## DIRECTIVE
Restate the data word for word and leave the images out.

>> Begin SOURCE DATA

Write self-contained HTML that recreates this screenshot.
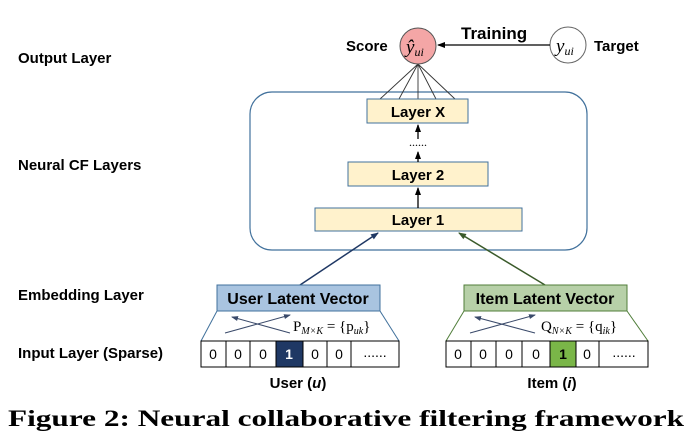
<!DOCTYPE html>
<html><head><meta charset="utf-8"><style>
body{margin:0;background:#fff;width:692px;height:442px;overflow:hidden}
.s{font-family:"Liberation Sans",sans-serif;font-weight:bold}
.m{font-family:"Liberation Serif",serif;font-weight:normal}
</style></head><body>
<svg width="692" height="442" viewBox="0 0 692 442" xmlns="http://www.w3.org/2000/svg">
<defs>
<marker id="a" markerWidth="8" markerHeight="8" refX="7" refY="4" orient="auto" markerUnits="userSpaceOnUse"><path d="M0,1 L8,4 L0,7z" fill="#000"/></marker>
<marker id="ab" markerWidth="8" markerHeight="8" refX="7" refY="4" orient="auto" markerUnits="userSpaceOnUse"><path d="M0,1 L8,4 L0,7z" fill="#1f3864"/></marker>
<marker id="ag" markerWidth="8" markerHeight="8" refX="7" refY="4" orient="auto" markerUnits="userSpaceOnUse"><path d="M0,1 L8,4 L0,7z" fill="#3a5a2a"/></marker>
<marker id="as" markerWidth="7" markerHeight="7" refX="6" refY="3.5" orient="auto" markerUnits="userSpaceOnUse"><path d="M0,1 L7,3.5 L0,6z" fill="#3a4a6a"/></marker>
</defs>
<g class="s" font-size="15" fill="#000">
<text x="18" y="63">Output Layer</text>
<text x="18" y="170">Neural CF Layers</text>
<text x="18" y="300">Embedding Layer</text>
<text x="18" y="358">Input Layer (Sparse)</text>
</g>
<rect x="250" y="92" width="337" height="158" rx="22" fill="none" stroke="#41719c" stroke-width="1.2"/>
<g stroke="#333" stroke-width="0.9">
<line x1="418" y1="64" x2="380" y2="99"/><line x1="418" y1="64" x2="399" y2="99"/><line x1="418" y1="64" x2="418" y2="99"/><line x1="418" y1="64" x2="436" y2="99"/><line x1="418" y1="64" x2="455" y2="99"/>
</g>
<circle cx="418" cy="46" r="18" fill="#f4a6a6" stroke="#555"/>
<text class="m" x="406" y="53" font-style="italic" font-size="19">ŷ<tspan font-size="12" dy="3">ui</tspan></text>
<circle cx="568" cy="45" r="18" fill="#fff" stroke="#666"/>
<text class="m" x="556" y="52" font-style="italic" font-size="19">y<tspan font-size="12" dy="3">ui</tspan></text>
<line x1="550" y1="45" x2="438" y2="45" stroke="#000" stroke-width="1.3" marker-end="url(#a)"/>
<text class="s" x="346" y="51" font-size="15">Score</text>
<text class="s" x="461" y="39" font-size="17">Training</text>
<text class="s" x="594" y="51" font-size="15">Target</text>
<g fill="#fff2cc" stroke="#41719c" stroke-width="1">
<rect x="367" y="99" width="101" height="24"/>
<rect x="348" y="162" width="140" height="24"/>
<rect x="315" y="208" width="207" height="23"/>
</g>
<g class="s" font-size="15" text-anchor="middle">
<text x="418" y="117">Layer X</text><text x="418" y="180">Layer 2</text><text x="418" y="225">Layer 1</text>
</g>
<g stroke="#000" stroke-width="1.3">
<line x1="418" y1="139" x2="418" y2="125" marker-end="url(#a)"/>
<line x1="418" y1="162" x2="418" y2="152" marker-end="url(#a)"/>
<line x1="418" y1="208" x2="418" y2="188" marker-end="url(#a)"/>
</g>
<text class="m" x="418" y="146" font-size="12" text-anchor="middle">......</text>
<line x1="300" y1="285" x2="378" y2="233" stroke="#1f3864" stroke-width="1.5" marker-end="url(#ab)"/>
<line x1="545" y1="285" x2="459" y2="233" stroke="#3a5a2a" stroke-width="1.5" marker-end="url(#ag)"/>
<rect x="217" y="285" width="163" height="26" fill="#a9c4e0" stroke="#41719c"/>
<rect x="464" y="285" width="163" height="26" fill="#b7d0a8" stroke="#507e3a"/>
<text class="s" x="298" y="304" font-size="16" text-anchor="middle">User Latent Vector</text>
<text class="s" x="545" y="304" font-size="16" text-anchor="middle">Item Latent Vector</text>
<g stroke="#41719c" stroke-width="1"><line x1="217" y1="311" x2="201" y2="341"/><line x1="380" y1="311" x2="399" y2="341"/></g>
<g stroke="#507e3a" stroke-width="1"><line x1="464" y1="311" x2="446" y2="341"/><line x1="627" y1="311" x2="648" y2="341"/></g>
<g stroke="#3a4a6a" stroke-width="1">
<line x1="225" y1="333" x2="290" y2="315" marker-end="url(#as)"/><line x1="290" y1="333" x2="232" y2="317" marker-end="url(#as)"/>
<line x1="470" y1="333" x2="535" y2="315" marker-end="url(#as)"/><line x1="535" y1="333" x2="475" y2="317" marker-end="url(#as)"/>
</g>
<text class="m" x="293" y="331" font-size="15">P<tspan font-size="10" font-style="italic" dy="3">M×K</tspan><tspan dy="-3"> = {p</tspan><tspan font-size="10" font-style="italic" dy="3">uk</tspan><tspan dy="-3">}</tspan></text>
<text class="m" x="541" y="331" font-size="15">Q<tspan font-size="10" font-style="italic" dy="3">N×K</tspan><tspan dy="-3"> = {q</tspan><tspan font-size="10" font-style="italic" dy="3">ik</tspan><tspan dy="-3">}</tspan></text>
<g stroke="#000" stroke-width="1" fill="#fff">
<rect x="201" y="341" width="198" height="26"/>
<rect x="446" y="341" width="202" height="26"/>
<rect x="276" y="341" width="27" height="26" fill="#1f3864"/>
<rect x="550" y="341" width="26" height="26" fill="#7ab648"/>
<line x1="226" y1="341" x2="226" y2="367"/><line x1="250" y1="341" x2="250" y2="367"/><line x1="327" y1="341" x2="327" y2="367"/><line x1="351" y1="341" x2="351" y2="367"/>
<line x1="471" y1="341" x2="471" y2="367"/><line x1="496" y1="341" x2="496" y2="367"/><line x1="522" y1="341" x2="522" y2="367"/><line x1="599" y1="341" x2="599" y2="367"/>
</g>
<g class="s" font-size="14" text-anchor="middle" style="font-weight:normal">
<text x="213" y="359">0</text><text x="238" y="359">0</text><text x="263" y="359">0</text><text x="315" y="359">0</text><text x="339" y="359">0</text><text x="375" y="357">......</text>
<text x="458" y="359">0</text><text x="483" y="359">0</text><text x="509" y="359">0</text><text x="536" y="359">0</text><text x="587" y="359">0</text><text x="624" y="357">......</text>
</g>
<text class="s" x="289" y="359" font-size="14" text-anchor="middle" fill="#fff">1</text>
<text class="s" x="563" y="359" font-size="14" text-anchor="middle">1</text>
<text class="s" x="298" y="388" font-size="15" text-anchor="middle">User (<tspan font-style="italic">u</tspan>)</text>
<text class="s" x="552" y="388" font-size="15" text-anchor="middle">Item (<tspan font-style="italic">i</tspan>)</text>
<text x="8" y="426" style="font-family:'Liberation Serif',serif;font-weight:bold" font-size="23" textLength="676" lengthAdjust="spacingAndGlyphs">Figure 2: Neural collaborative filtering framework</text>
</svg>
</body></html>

>> End SOURCE DATA

## EXERCISE OUTPUT
Write self-contained HTML that recreates this screenshot.
<!DOCTYPE html>
<html><head><meta charset="utf-8"><style>
body{margin:0;background:#fff;width:692px;height:442px;overflow:hidden}
.s{font-family:"Liberation Sans",sans-serif;font-weight:bold}
.m{font-family:"Liberation Serif",serif;font-weight:normal}
</style></head><body>
<svg width="692" height="442" viewBox="0 0 692 442" xmlns="http://www.w3.org/2000/svg">
<defs>
<marker id="a" markerWidth="8" markerHeight="8" refX="7" refY="4" orient="auto" markerUnits="userSpaceOnUse"><path d="M0,1 L8,4 L0,7z" fill="#000"/></marker>
<marker id="ab" markerWidth="8" markerHeight="8" refX="7" refY="4" orient="auto" markerUnits="userSpaceOnUse"><path d="M0,1 L8,4 L0,7z" fill="#1f3864"/></marker>
<marker id="ag" markerWidth="8" markerHeight="8" refX="7" refY="4" orient="auto" markerUnits="userSpaceOnUse"><path d="M0,1 L8,4 L0,7z" fill="#3a5a2a"/></marker>
<marker id="as" markerWidth="7" markerHeight="7" refX="6" refY="3.5" orient="auto" markerUnits="userSpaceOnUse"><path d="M0,1 L7,3.5 L0,6z" fill="#3a4a6a"/></marker>
</defs>
<g class="s" font-size="15" fill="#000">
<text x="18" y="63">Output Layer</text>
<text x="18" y="170">Neural CF Layers</text>
<text x="18" y="300">Embedding Layer</text>
<text x="18" y="358">Input Layer (Sparse)</text>
</g>
<rect x="250" y="92" width="337" height="158" rx="22" fill="none" stroke="#41719c" stroke-width="1.2"/>
<g stroke="#333" stroke-width="0.9">
<line x1="418" y1="64" x2="380" y2="99"/><line x1="418" y1="64" x2="399" y2="99"/><line x1="418" y1="64" x2="418" y2="99"/><line x1="418" y1="64" x2="436" y2="99"/><line x1="418" y1="64" x2="455" y2="99"/>
</g>
<circle cx="418" cy="46" r="18" fill="#f4a6a6" stroke="#555"/>
<text class="m" x="406" y="53" font-style="italic" font-size="19">ŷ<tspan font-size="12" dy="3">ui</tspan></text>
<circle cx="568" cy="45" r="18" fill="#fff" stroke="#666"/>
<text class="m" x="556" y="52" font-style="italic" font-size="19">y<tspan font-size="12" dy="3">ui</tspan></text>
<line x1="550" y1="45" x2="438" y2="45" stroke="#000" stroke-width="1.3" marker-end="url(#a)"/>
<text class="s" x="346" y="51" font-size="15">Score</text>
<text class="s" x="461" y="39" font-size="17">Training</text>
<text class="s" x="594" y="51" font-size="15">Target</text>
<g fill="#fff2cc" stroke="#41719c" stroke-width="1">
<rect x="367" y="99" width="101" height="24"/>
<rect x="348" y="162" width="140" height="24"/>
<rect x="315" y="208" width="207" height="23"/>
</g>
<g class="s" font-size="15" text-anchor="middle">
<text x="418" y="117">Layer X</text><text x="418" y="180">Layer 2</text><text x="418" y="225">Layer 1</text>
</g>
<g stroke="#000" stroke-width="1.3">
<line x1="418" y1="139" x2="418" y2="125" marker-end="url(#a)"/>
<line x1="418" y1="162" x2="418" y2="152" marker-end="url(#a)"/>
<line x1="418" y1="208" x2="418" y2="188" marker-end="url(#a)"/>
</g>
<text class="m" x="418" y="146" font-size="12" text-anchor="middle">......</text>
<line x1="300" y1="285" x2="378" y2="233" stroke="#1f3864" stroke-width="1.5" marker-end="url(#ab)"/>
<line x1="545" y1="285" x2="459" y2="233" stroke="#3a5a2a" stroke-width="1.5" marker-end="url(#ag)"/>
<rect x="217" y="285" width="163" height="26" fill="#a9c4e0" stroke="#41719c"/>
<rect x="464" y="285" width="163" height="26" fill="#b7d0a8" stroke="#507e3a"/>
<text class="s" x="298" y="304" font-size="16" text-anchor="middle">User Latent Vector</text>
<text class="s" x="545" y="304" font-size="16" text-anchor="middle">Item Latent Vector</text>
<g stroke="#41719c" stroke-width="1"><line x1="217" y1="311" x2="201" y2="341"/><line x1="380" y1="311" x2="399" y2="341"/></g>
<g stroke="#507e3a" stroke-width="1"><line x1="464" y1="311" x2="446" y2="341"/><line x1="627" y1="311" x2="648" y2="341"/></g>
<g stroke="#3a4a6a" stroke-width="1">
<line x1="225" y1="333" x2="290" y2="315" marker-end="url(#as)"/><line x1="290" y1="333" x2="232" y2="317" marker-end="url(#as)"/>
<line x1="470" y1="333" x2="535" y2="315" marker-end="url(#as)"/><line x1="535" y1="333" x2="475" y2="317" marker-end="url(#as)"/>
</g>
<text class="m" x="293" y="331" font-size="15">P<tspan font-size="10" font-style="italic" dy="3">M×K</tspan><tspan dy="-3"> = {p</tspan><tspan font-size="10" font-style="italic" dy="3">uk</tspan><tspan dy="-3">}</tspan></text>
<text class="m" x="541" y="331" font-size="15">Q<tspan font-size="10" font-style="italic" dy="3">N×K</tspan><tspan dy="-3"> = {q</tspan><tspan font-size="10" font-style="italic" dy="3">ik</tspan><tspan dy="-3">}</tspan></text>
<g stroke="#000" stroke-width="1" fill="#fff">
<rect x="201" y="341" width="198" height="26"/>
<rect x="446" y="341" width="202" height="26"/>
<rect x="276" y="341" width="27" height="26" fill="#1f3864"/>
<rect x="550" y="341" width="26" height="26" fill="#7ab648"/>
<line x1="226" y1="341" x2="226" y2="367"/><line x1="250" y1="341" x2="250" y2="367"/><line x1="327" y1="341" x2="327" y2="367"/><line x1="351" y1="341" x2="351" y2="367"/>
<line x1="471" y1="341" x2="471" y2="367"/><line x1="496" y1="341" x2="496" y2="367"/><line x1="522" y1="341" x2="522" y2="367"/><line x1="599" y1="341" x2="599" y2="367"/>
</g>
<g class="s" font-size="14" text-anchor="middle" style="font-weight:normal">
<text x="213" y="359">0</text><text x="238" y="359">0</text><text x="263" y="359">0</text><text x="315" y="359">0</text><text x="339" y="359">0</text><text x="375" y="357">......</text>
<text x="458" y="359">0</text><text x="483" y="359">0</text><text x="509" y="359">0</text><text x="536" y="359">0</text><text x="587" y="359">0</text><text x="624" y="357">......</text>
</g>
<text class="s" x="289" y="359" font-size="14" text-anchor="middle" fill="#fff">1</text>
<text class="s" x="563" y="359" font-size="14" text-anchor="middle">1</text>
<text class="s" x="298" y="388" font-size="15" text-anchor="middle">User (<tspan font-style="italic">u</tspan>)</text>
<text class="s" x="552" y="388" font-size="15" text-anchor="middle">Item (<tspan font-style="italic">i</tspan>)</text>
<text x="8" y="426" style="font-family:'Liberation Serif',serif;font-weight:bold" font-size="23" textLength="676" lengthAdjust="spacingAndGlyphs">Figure 2: Neural collaborative filtering framework</text>
</svg>
</body></html>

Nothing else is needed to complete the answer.